Gibbs faced several obstacles after being named coach in June 1989. The biggest was removing the taint on the program left by Switzer. The other was remaining a Top 20 team while being allowed to award only 18 scholarships in 1990.
After scrapping to a 7-4 finish in his first year, Gibbs and his staff set out to make the most of their allotment. One of their '90 scholarships, they hoped, would go to Gundy, then a senior at Midwest City High, in a suburb of Oklahoma City. Though Gundy wanted to be a Sooner, he had no interest in running the option. Gibbs assured Gundy that Oklahoma would be throwing more. Gundy had his doubts. "I knew he had to hire an offensive coordinator, so I waited to see who he hired," says Gundy. "If it was some guy from Air Force [a die-hard option team] or something, I had my answer."

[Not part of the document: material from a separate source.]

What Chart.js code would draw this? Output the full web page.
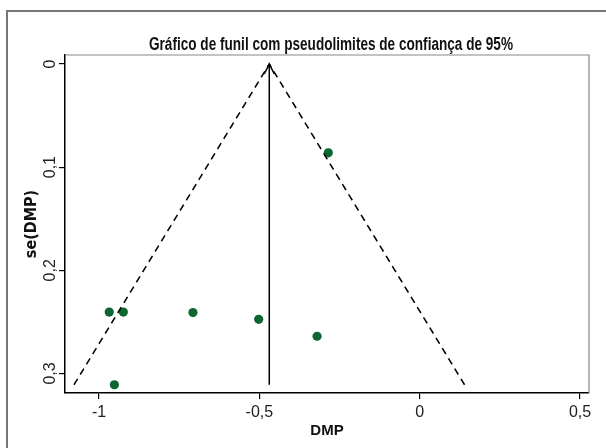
<!DOCTYPE html>
<html>
<head>
<meta charset="utf-8">
<script src="https://cdn.jsdelivr.net/npm/chart.js@4/dist/chart.umd.min.js"></script>
<style>
  html, body { margin: 0; padding: 0; background: #fff; }
  #wrap { position: relative; width: 606px; height: 448px; overflow: hidden; }
  #frame { position: absolute; left: 6px; top: 10px; width: 640px; height: 480px; border: 2px solid #777; }
  #funnel { position: absolute; left: 0; top: 0; }
</style>
</head>
<body>
<div id="wrap">
  <div id="frame"></div>
  <canvas id="funnel" width="606" height="448"></canvas>
</div>
<script>
// estudos (DMP e erro padrão)
const studyDMP = [-0.968, -0.924, -0.707, -0.502, -0.320, -0.285, -0.952];
const studySE  = [0.2405, 0.2405, 0.241, 0.2476, 0.264, 0.0861, 0.311];

// linhas do funil (efeito combinado e pseudolimites de 95%)
const funnelSE    = [0.311, 0];
const pooledDMP   = [-0.469, -0.469];
const lowerLimit  = [-1.078, -0.469];
const upperLimit  = [0.140, -0.469];

// eixos
const xTicks = [-1, -0.5, 0, 0.5];
const yTicks = [0, 0.1, 0.2, 0.3];

const chartTitle = 'Gráfico de funil com pseudolimites de confiança de 95%';

const fmt = function(v) { return String(v).replace('.', ','); };
const toPts = function(xs, ys) { return xs.map(function(x, i) { return { x: x, y: ys[i] }; }); };

const cond = "'DejaVu Sans Condensed', 'DejaVu Sans', sans-serif";
const plain = "'Liberation Sans', Arial, sans-serif";

// título (estreito), cabeça da seta e moldura cinza do gráfico
const extras = {
  id: 'extras',
  afterDatasetsDraw: function(chart) {
    const ctx = chart.ctx;
    const a = chart.chartArea;
    ctx.save();
    ctx.strokeStyle = '#888';
    ctx.lineWidth = 1.2;
    ctx.beginPath();
    ctx.moveTo(a.left, a.top);
    ctx.lineTo(a.right, a.top);
    ctx.lineTo(a.right, a.bottom);
    ctx.stroke();

    const meta = chart.getDatasetMeta(0);
    const tip = meta.data[meta.data.length - 1];
    ctx.strokeStyle = '#000';
    ctx.lineWidth = 1.5;
    ctx.beginPath();
    ctx.moveTo(tip.x - 5, tip.y + 10);
    ctx.lineTo(tip.x, tip.y);
    ctx.lineTo(tip.x + 5, tip.y + 10);
    ctx.stroke();

    // título em letra condensada, centrado sobre a área do gráfico
    ctx.font = 'bold 17.5px ' + plain;
    ctx.fillStyle = '#111';
    ctx.textAlign = 'center';
    ctx.textBaseline = 'alphabetic';
    const w = ctx.measureText(chartTitle).width;
    const sx = 364 / w;
    ctx.translate((a.left + a.right) / 2 + 4, a.top - 5);
    ctx.scale(sx, 1);
    ctx.fillText(chartTitle, 0, 0);
    ctx.restore();
  }
};

const ctx = document.getElementById('funnel').getContext('2d');
const chart = new Chart(ctx, {
  type: 'scatter',
  data: {
    datasets: [
      {
        type: 'line',
        data: toPts(pooledDMP, funnelSE),
        borderColor: '#000',
        borderWidth: 1.5,
        pointRadius: 0,
        fill: false
      },
      {
        type: 'line',
        data: toPts(lowerLimit, funnelSE),
        borderColor: '#000',
        borderWidth: 1.5,
        borderDash: [7, 5],
        pointRadius: 0,
        fill: false
      },
      {
        type: 'line',
        data: toPts(upperLimit, funnelSE),
        borderColor: '#000',
        borderWidth: 1.5,
        borderDash: [7, 5],
        pointRadius: 0,
        fill: false
      },
      {
        data: toPts(studyDMP, studySE),
        backgroundColor: '#0b6630',
        borderColor: '#0b6630',
        pointRadius: 4.6,
        borderWidth: 0
      }
    ]
  },
  options: {
    responsive: false,
    animation: false,
    layout: { padding: { left: 0, right: 17, top: 55, bottom: 0 } },
    plugins: {
      legend: { display: false },
      tooltip: { enabled: false },
      title: { display: false }
    },
    scales: {
      x: {
        type: 'linear',
        min: -1.106,
        max: 0.528,
        afterBuildTicks: function(s) { s.ticks = xTicks.map(function(v) { return { value: v }; }); },
        afterFit: function(s) { s.height = 55; },
        border: { color: '#000', width: 1.5 },
        grid: { drawOnChartArea: false, drawTicks: true, tickLength: 6, color: '#000', lineWidth: 1.2 },
        ticks: {
          color: '#222',
          padding: 4,
          font: { family: plain, size: 16 },
          callback: function(v) { return fmt(v); }
        },
        title: {
          display: true,
          text: 'DMP',
          color: '#111',
          font: { family: plain, size: 15, weight: 'bold' },
          padding: { top: 0, bottom: 8 }
        }
      },
      y: {
        type: 'linear',
        reverse: true,
        min: -0.0087,
        max: 0.319,
        afterBuildTicks: function(s) { s.ticks = yTicks.map(function(v) { return { value: v }; }); },
        afterFit: function(s) { s.width = 65; },
        border: { color: '#000', width: 1.5 },
        grid: { drawOnChartArea: false, drawTicks: true, tickLength: 6, color: '#000', lineWidth: 1.2 },
        ticks: {
          color: '#222',
          padding: -3,
          minRotation: 90,
          maxRotation: 90,
          crossAlign: 'center',
          font: { family: plain, size: 16 },
          callback: function(v) { return fmt(v); }
        },
        title: {
          display: true,
          text: 'se(DMP)',
          color: '#111',
          font: { family: cond, size: 16, weight: 'bold' },
          padding: { top: 22, bottom: 0 }
        }
      }
    }
  },
  plugins: [extras]
});
</script>
</body>
</html>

Shortly before the signing date for recruits, Gibbs gave the job to Larry Coker, who had been the offensive coordinator at Oklahoma State, where his quarterback the previous four seasons had been Mike Gundy, Cale's older brother. Cale knew that Coker wasn't a wishbone fanatic. He signed with Oklahoma and became the starter seven games into last season.
Gundy has thrown for 1,638 yards. At his current rate, he will break Oklahoma's career passing record in his junior year. The mark belongs to Bob Warmack, who passed for 3,527 yards from 1966 to '68. Last Saturday, Gundy's first-quarter 24-yard touchdown pass to wideout Ted Long took a small bite out of Warmack's record but a big bite out of the Longhorns' confidence.
Indeed, Oklahoma would not have needed more than seven points were it not for Jacques' ramble. For the third time in four games, quarterback Peter Gardere, who led Texas to a 10-2 record and the Southwest Conference championship as a sophomore last season, was jittery and ineffective. Several theories for Gardere's woes have been set forth:
•Lasting psychological damage from last January's 46-3 rout at the hands of Miami in the Cotton Bowl game.
•The absence of last season's top receivers, Kerry and Keith Cash, Johnny Walker and Chris Samuels, all of whom were NFL draftees. "They made him look great for two seasons," says a Texas athletic department official. "Now that he's got average receivers, he's being exposed as an average quarterback."
•The pressure from boobirds. As Texas fans hooted during the Longhorns' home loss to Auburn on Sept. 21, Gardere tried to "set everything right on one play," says offensive coordinator Lynn Amedee, rather than do what he does best—move the chains with clock-eating, multi-play drives.
"There's nothing you can say to the kid," says Amedee. "He's not doing this on purpose." Last year Amedee could often be overheard screaming at Gardere. In the off-season Amedee was instructed by coach David McWilliams to tone it down.
Had the Longhorns had anyone equipped to replace Gardere last Saturday, he certainly would have been benched. Having been pressed into duty as a halfback, No. 2 signal-caller Jimmy Saxton left the game for good in the first half with an injury to his right shoulder. Third-teamer Chad Lucas had taken a single snap as a collegian.